DESCRIPTION OF THE TASK — Below are records; please write out exactly the lines from the first line through the line containing "(8,8) -- (790,8);", with no pictures.

EXERCISE MATERIALS —
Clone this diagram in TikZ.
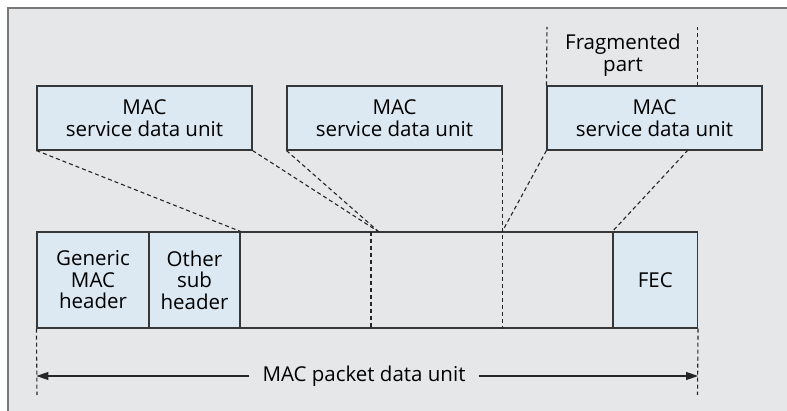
\documentclass[tikz,border=0pt]{standalone}
\usepackage{fontspec}
\setmainfont{Open Sans}
\usetikzlibrary{arrows.meta}
\definecolor{bgray}{RGB}{230,231,232}
\definecolor{boxblue}{RGB}{220,233,243}
\definecolor{edge}{RGB}{55,55,55}
\definecolor{frame}{RGB}{120,120,120}
\tikzset{
  unitbox/.style={draw=edge, line width=1.1pt, fill=boxblue, inner sep=0pt, align=center,
    font=\fontsize{20.5}{21.5}\selectfont, text=black},
  plainbox/.style={draw=edge, line width=1.1pt, inner sep=0pt},
  dashconn/.style={draw=black!85, line width=1.1pt, dash pattern=on 4pt off 3pt},
  lbl/.style={align=center, inner sep=0pt, font=\fontsize{20.5}{21.5}\selectfont, text=black},
  dimarrow/.style={draw=black!85, line width=1.1pt, -{Triangle[length=12pt,width=8pt]}}
}
\begin{document}
\begin{tikzpicture}[x=1pt,y=-1pt]
\useasboundingbox (0,0) rectangle (787,411);
\fill[bgray] (8,8) rectangle (790,414);
\draw[frame, line width=1.2pt] (8,414) -- (8,8) -- (790,8);

% SDU boxes
\node[unitbox, minimum width=215pt, minimum height=64pt] (sdu1) at (144.5,118) {MAC\\service data unit};
\node[unitbox, minimum width=215pt, minimum height=64pt] (sdu2) at (394.5,118) {MAC\\service data unit};
\node[unitbox, minimum width=215pt, minimum height=64pt] (sdu3) at (654.5,118) {MAC\\service data unit};

% Packet
\node[unitbox, minimum width=112pt, minimum height=96pt] (gen) at (93,280) {Generic\\MAC\\header};
\node[unitbox, minimum width=91pt, minimum height=96pt] (oth) at (194.5,280) {Other\\sub\\header};
\node[plainbox, minimum width=373pt, minimum height=96pt] (pay) at (426.5,280) {};
\node[unitbox, minimum width=84.5pt, minimum height=96pt] (fec) at (655.25,280) {FEC};

% Fragmented part
\node[lbl] (frag) at (623,55) {Fragmented\\part};
\coordinate (fragL) at (547,27);
\coordinate (fragRtop) at (697.5,27);
\coordinate (fragRbot) at (697.5,86);
\draw[dashconn] (sdu3.north west) -- (fragL);
\draw[dashconn] (fragRbot) -- (fragRtop);

% Connectors
\coordinate (c1) at (379,232);
\coordinate (c2) at (502,232);
\coordinate (s3r) at (688,150);
\draw[dashconn] (sdu1.south west) -- (oth.north east);
\draw[dashconn] (sdu1.south east) -- (c1);
\draw[dashconn] (sdu2.south west) -- (c1);
\draw[dashconn] (sdu2.south east) -- (sdu2.south east |- pay.south);
\draw[dashconn] (sdu3.south west) -- (c2);
\draw[dashconn] (s3r) -- (fec.north west);
\coordinate (v1t) at (371,232);
\coordinate (v1b) at (371,328);
\draw[dashconn] (v1t) -- (v1b);

% Dimension
\coordinate (dl) at (37,395);
\coordinate (dr) at (697.5,395);
\draw[dashconn] (gen.south west) -- (dl);
\draw[dashconn] (fec.south east) -- (dr);
\node[lbl, inner xsep=13pt] (mpdu) at (364,376) {MAC packet data unit};
\draw[dimarrow] (mpdu.west) -- (mpdu.west -| gen.south west);
\draw[dimarrow] (mpdu.east) -- (mpdu.east -| fec.south east);
\end{tikzpicture}
\end{document}
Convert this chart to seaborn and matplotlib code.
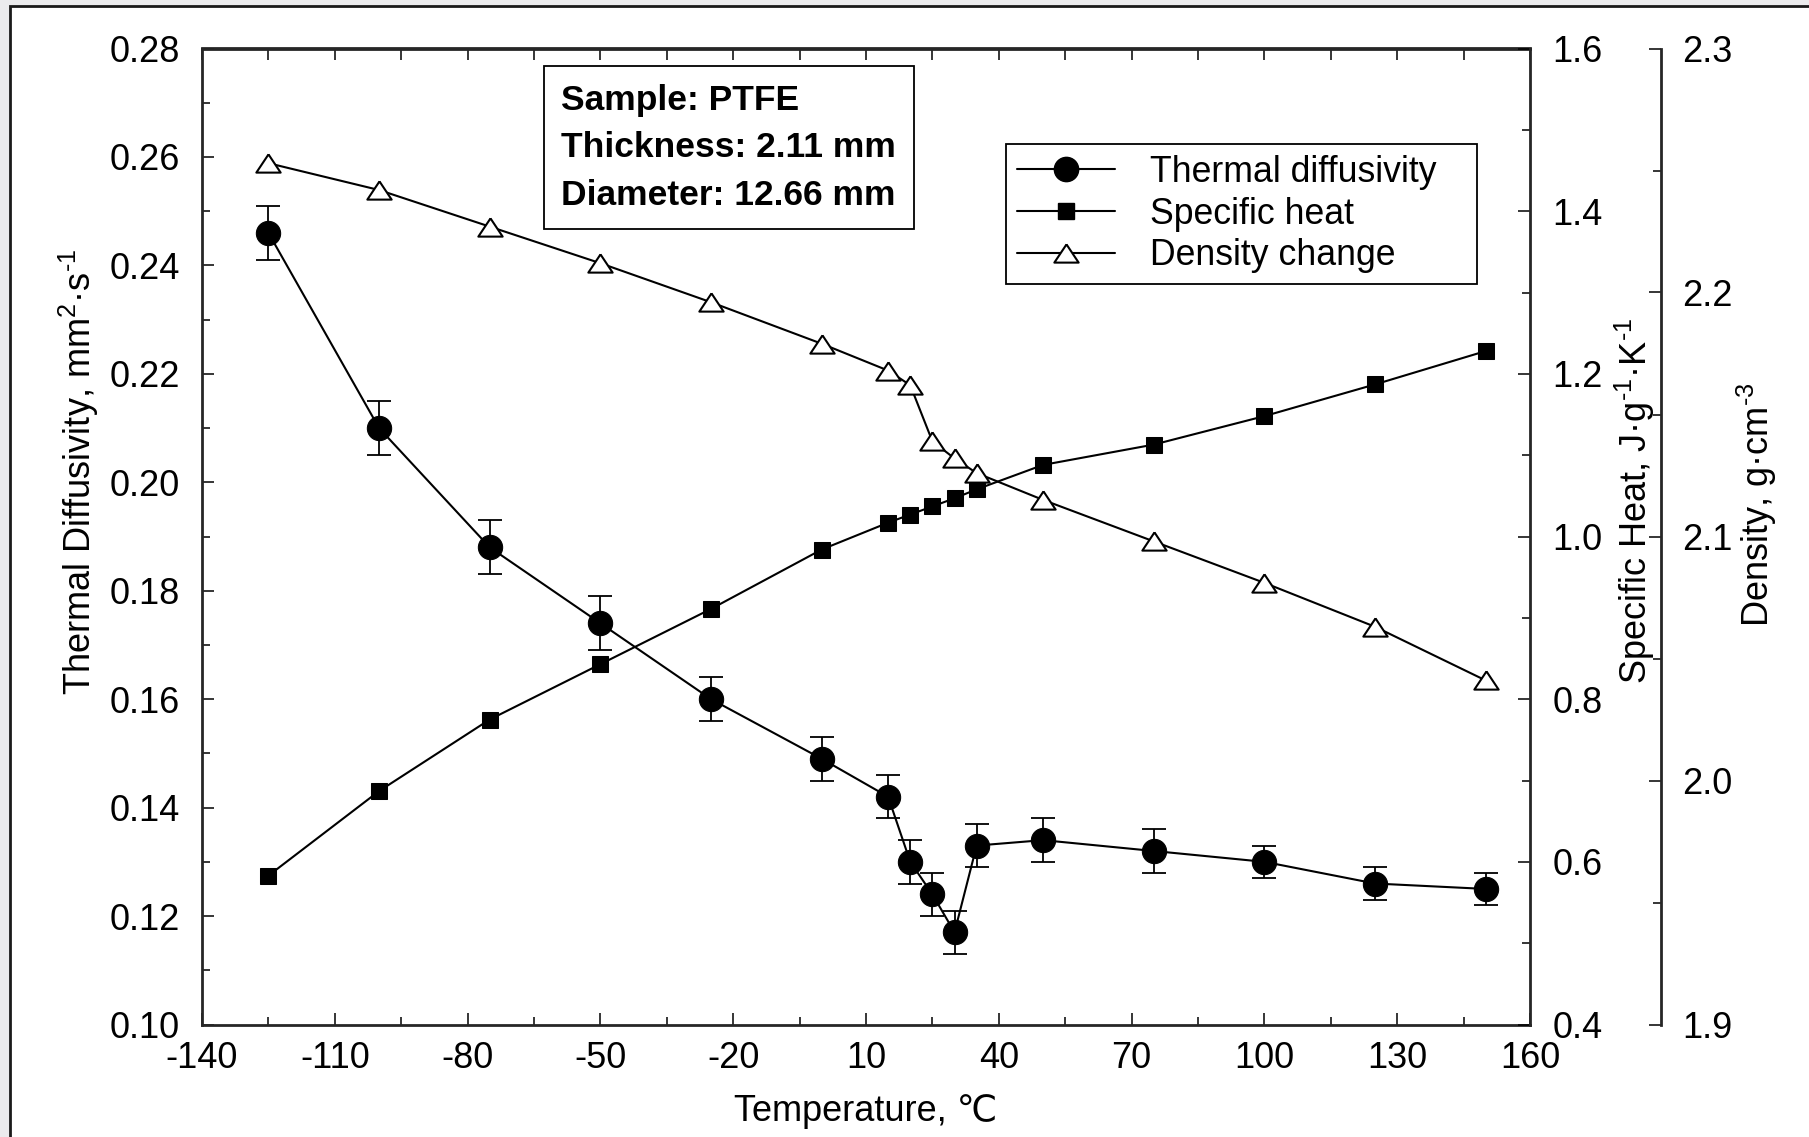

ANSWER FOR THE TASK —
Clone this diagram in TikZ.
\documentclass[tikz,border=0pt]{standalone}
\usepackage{fontspec}
\setmainfont{Open Sans}
\usetikzlibrary{arrows.meta}
\definecolor{bgray}{RGB}{230,231,232}
\definecolor{boxblue}{RGB}{220,233,243}
\definecolor{edge}{RGB}{55,55,55}
\definecolor{frame}{RGB}{120,120,120}
\tikzset{
  unitbox/.style={draw=edge, line width=1.1pt, fill=boxblue, inner sep=0pt, align=center,
    font=\fontsize{20.5}{21.5}\selectfont, text=black},
  plainbox/.style={draw=edge, line width=1.1pt, inner sep=0pt},
  dashconn/.style={draw=black!85, line width=1.1pt, dash pattern=on 4pt off 3pt},
  lbl/.style={align=center, inner sep=0pt, font=\fontsize{20.5}{21.5}\selectfont, text=black},
  dimarrow/.style={draw=black!85, line width=1.1pt, -{Triangle[length=12pt,width=8pt]}}
}
\begin{document}
\begin{tikzpicture}[x=1pt,y=-1pt]
\useasboundingbox (0,0) rectangle (787,411);
\fill[bgray] (8,8) rectangle (790,414);
\draw[frame, line width=1.2pt] (8,414) -- (8,8) -- (790,8);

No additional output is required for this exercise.